** Required work **
In this exercise, return the whole listing exactly, excluding any images.

———

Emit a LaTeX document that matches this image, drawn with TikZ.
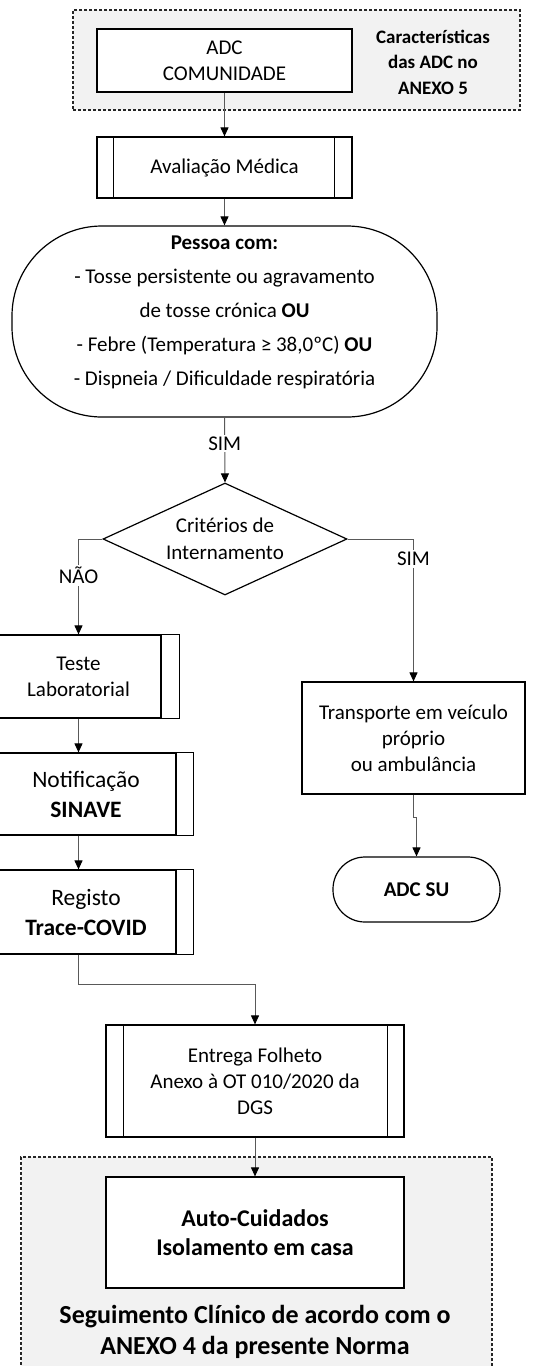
\documentclass[tikz,border=0pt]{standalone}
\usepackage{fontspec}
\setmainfont{Carlito}
\usetikzlibrary{shapes.geometric,arrows.meta,calc}
\definecolor{grpfill}{HTML}{F2F2F2}
\begin{document}
\begin{tikzpicture}[x=1pt,y=-1pt,
  box/.style={draw=black, line width=1.2pt, fill=white, inner sep=0pt, align=center, font=\fontsize{21}{26}\selectfont},
  bigtxt/.style={font=\fontsize{23.5}{30}\selectfont},
  edge/.style={line width=1.2pt, draw=black},
  conn/.style={draw=black!65, line width=1pt, -{Triangle[length=9pt,width=8pt,color=black]}},
  grp/.style={draw=black!85, fill=grpfill, dash pattern=on 3pt off 2pt, line width=1.2pt, inner sep=0pt},
  lbl/.style={fill=white, inner sep=2pt, font=\fontsize{21}{26}\selectfont},
  txt/.style={inner sep=0pt, align=center}]
\useasboundingbox (0,0) rectangle (545,1366);

% group boxes
\node[grp, minimum width=447pt, minimum height=100pt] (grpTop) at (296.5,60) {};
\node[grp, minimum width=471pt, minimum height=213pt] (grpBot) at (256.5,1263.5) {};

\node[txt, font=\fontsize{19}{25.5}\selectfont\bfseries] (carac) at (433,62) {Características\\das ADC no\\ANEXO 5};

\node[box, minimum width=255pt, minimum height=63pt] (adc) at (224.5,60.5) {ADC\\COMUNIDADE};

\node[box, minimum width=255pt, minimum height=61pt] (aval) at (224.5,167.5) {Avaliação Médica};
\draw[edge] ([xshift=17pt]aval.north west) -- ([xshift=17pt]aval.south west);
\draw[edge] ([xshift=-18pt]aval.north east) -- ([xshift=-18pt]aval.south east);

\node[box, rounded corners=90pt, minimum width=425pt, minimum height=191pt] (pessoa) at (224.5,321.5) {};
\node[txt, font=\fontsize{21}{34}\selectfont] (pessoaT) at (224.5,312.5)
  {\textbf{Pessoa com:}\\- Tosse persistente ou agravamento\\de tosse crónica \textbf{OU}\\- Febre (Temperatura ≥ 38,0ºC) \textbf{OU}\\- Dispneia / Dificuldade respiratória};

\node[draw=black, line width=1.2pt, fill=white, diamond, shape aspect=2.18, minimum width=244pt, minimum height=112pt, inner sep=0pt, align=center, font=\fontsize{21}{27}\selectfont] (crit) at (225,539) {Critérios de\\Internamento};

\node[box, minimum width=165pt, minimum height=83pt] (teste) at (78.5,676.5) {Teste\\Laboratorial};
\draw[edge] (teste.north east) rectangle ([xshift=18pt]teste.south east);

\node[box, bigtxt, minimum width=180pt, minimum height=82pt] (notif) at (86,794) {Notificação\\\textbf{SINAVE}};
\draw[edge] (notif.north east) rectangle ([xshift=17pt]notif.south east);

\node[box, bigtxt, minimum width=180pt, minimum height=84pt] (registo) at (86,912) {Registo\\\textbf{Trace-COVID}};
\draw[edge] (registo.north east) rectangle ([xshift=17pt]registo.south east);

\node[box, minimum width=223pt, minimum height=112pt] (transp) at (413.5,738) {Transporte em veículo\\próprio\\ou ambulância};

\node[box, rounded corners=32pt, minimum width=167pt, minimum height=65pt, font=\fontsize{21}{26}\selectfont\bfseries] (adcsu) at (416.5,889.5) {ADC SU};

\node[box, minimum width=298pt, minimum height=112pt] (entrega) at (255,1081) {Entrega Folheto\\Anexo à OT 010/2020 da\\DGS};
\draw[edge] ([xshift=18pt]entrega.north west) -- ([xshift=18pt]entrega.south west);
\draw[edge] ([xshift=-17pt]entrega.north east) -- ([xshift=-17pt]entrega.south east);

\node[box, minimum width=298pt, minimum height=111pt, font=\fontsize{24}{29}\selectfont\bfseries] (auto) at (255,1232.5) {Auto-Cuidados\\Isolamento em casa};

\node[txt, font=\fontsize{26}{31}\selectfont\bfseries] (seg) at (255,1332) {Seguimento Clínico de acordo com o\\ANEXO 4 da presente Norma};

% connectors
\draw[conn] (adc.south) -- (aval.north);
\draw[conn] (aval.south) -- (pessoa.north);
\draw[conn] (pessoa.south) -- node[lbl, pos=0.4] {SIM} (crit.north);
\draw[conn] (crit.west) -| node[lbl, pos=0.69] {NÃO} (teste.north);
\draw[conn] (crit.east) -| node[lbl, pos=0.57] {SIM} (transp.north);
\draw[conn] (teste.south) -- (teste.south |- notif.north);
\draw[conn] (notif.south -| teste.south) -- (teste.south |- registo.north);
\draw[conn] (registo.south -| teste.south) -- ++(0,30) -| (entrega.north);
\draw[conn] (transp.south) -- ++(0,23) -| (adcsu.north);
\draw[conn] (entrega.south) -- (auto.north);
\end{tikzpicture}
\end{document}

———

** Answer to this problem **
Emit a LaTeX document that matches this image, drawn with TikZ.
\documentclass[tikz,border=0pt]{standalone}
\usepackage{fontspec}
\setmainfont{Carlito}
\usetikzlibrary{shapes.geometric,arrows.meta,calc}
\definecolor{grpfill}{HTML}{F2F2F2}
\begin{document}
\begin{tikzpicture}[x=1pt,y=-1pt,
  box/.style={draw=black, line width=1.2pt, fill=white, inner sep=0pt, align=center, font=\fontsize{21}{26}\selectfont},
  bigtxt/.style={font=\fontsize{23.5}{30}\selectfont},
  edge/.style={line width=1.2pt, draw=black},
  conn/.style={draw=black!65, line width=1pt, -{Triangle[length=9pt,width=8pt,color=black]}},
  grp/.style={draw=black!85, fill=grpfill, dash pattern=on 3pt off 2pt, line width=1.2pt, inner sep=0pt},
  lbl/.style={fill=white, inner sep=2pt, font=\fontsize{21}{26}\selectfont},
  txt/.style={inner sep=0pt, align=center}]
\useasboundingbox (0,0) rectangle (545,1366);

% group boxes
\node[grp, minimum width=447pt, minimum height=100pt] (grpTop) at (296.5,60) {};
\node[grp, minimum width=471pt, minimum height=213pt] (grpBot) at (256.5,1263.5) {};

\node[txt, font=\fontsize{19}{25.5}\selectfont\bfseries] (carac) at (433,62) {Características\\das ADC no\\ANEXO 5};

\node[box, minimum width=255pt, minimum height=63pt] (adc) at (224.5,60.5) {ADC\\COMUNIDADE};

\node[box, minimum width=255pt, minimum height=61pt] (aval) at (224.5,167.5) {Avaliação Médica};
\draw[edge] ([xshift=17pt]aval.north west) -- ([xshift=17pt]aval.south west);
\draw[edge] ([xshift=-18pt]aval.north east) -- ([xshift=-18pt]aval.south east);

\node[box, rounded corners=90pt, minimum width=425pt, minimum height=191pt] (pessoa) at (224.5,321.5) {};
\node[txt, font=\fontsize{21}{34}\selectfont] (pessoaT) at (224.5,312.5)
  {\textbf{Pessoa com:}\\- Tosse persistente ou agravamento\\de tosse crónica \textbf{OU}\\- Febre (Temperatura ≥ 38,0ºC) \textbf{OU}\\- Dispneia / Dificuldade respiratória};

\node[draw=black, line width=1.2pt, fill=white, diamond, shape aspect=2.18, minimum width=244pt, minimum height=112pt, inner sep=0pt, align=center, font=\fontsize{21}{27}\selectfont] (crit) at (225,539) {Critérios de\\Internamento};

\node[box, minimum width=165pt, minimum height=83pt] (teste) at (78.5,676.5) {Teste\\Laboratorial};
\draw[edge] (teste.north east) rectangle ([xshift=18pt]teste.south east);

\node[box, bigtxt, minimum width=180pt, minimum height=82pt] (notif) at (86,794) {Notificação\\\textbf{SINAVE}};
\draw[edge] (notif.north east) rectangle ([xshift=17pt]notif.south east);

\node[box, bigtxt, minimum width=180pt, minimum height=84pt] (registo) at (86,912) {Registo\\\textbf{Trace-COVID}};
\draw[edge] (registo.north east) rectangle ([xshift=17pt]registo.south east);

\node[box, minimum width=223pt, minimum height=112pt] (transp) at (413.5,738) {Transporte em veículo\\próprio\\ou ambulância};

\node[box, rounded corners=32pt, minimum width=167pt, minimum height=65pt, font=\fontsize{21}{26}\selectfont\bfseries] (adcsu) at (416.5,889.5) {ADC SU};

\node[box, minimum width=298pt, minimum height=112pt] (entrega) at (255,1081) {Entrega Folheto\\Anexo à OT 010/2020 da\\DGS};
\draw[edge] ([xshift=18pt]entrega.north west) -- ([xshift=18pt]entrega.south west);
\draw[edge] ([xshift=-17pt]entrega.north east) -- ([xshift=-17pt]entrega.south east);

\node[box, minimum width=298pt, minimum height=111pt, font=\fontsize{24}{29}\selectfont\bfseries] (auto) at (255,1232.5) {Auto-Cuidados\\Isolamento em casa};

\node[txt, font=\fontsize{26}{31}\selectfont\bfseries] (seg) at (255,1332) {Seguimento Clínico de acordo com o\\ANEXO 4 da presente Norma};

% connectors
\draw[conn] (adc.south) -- (aval.north);
\draw[conn] (aval.south) -- (pessoa.north);
\draw[conn] (pessoa.south) -- node[lbl, pos=0.4] {SIM} (crit.north);
\draw[conn] (crit.west) -| node[lbl, pos=0.69] {NÃO} (teste.north);
\draw[conn] (crit.east) -| node[lbl, pos=0.57] {SIM} (transp.north);
\draw[conn] (teste.south) -- (teste.south |- notif.north);
\draw[conn] (notif.south -| teste.south) -- (teste.south |- registo.north);
\draw[conn] (registo.south -| teste.south) -- ++(0,30) -| (entrega.north);
\draw[conn] (transp.south) -- ++(0,23) -| (adcsu.north);
\draw[conn] (entrega.south) -- (auto.north);
\end{tikzpicture}
\end{document}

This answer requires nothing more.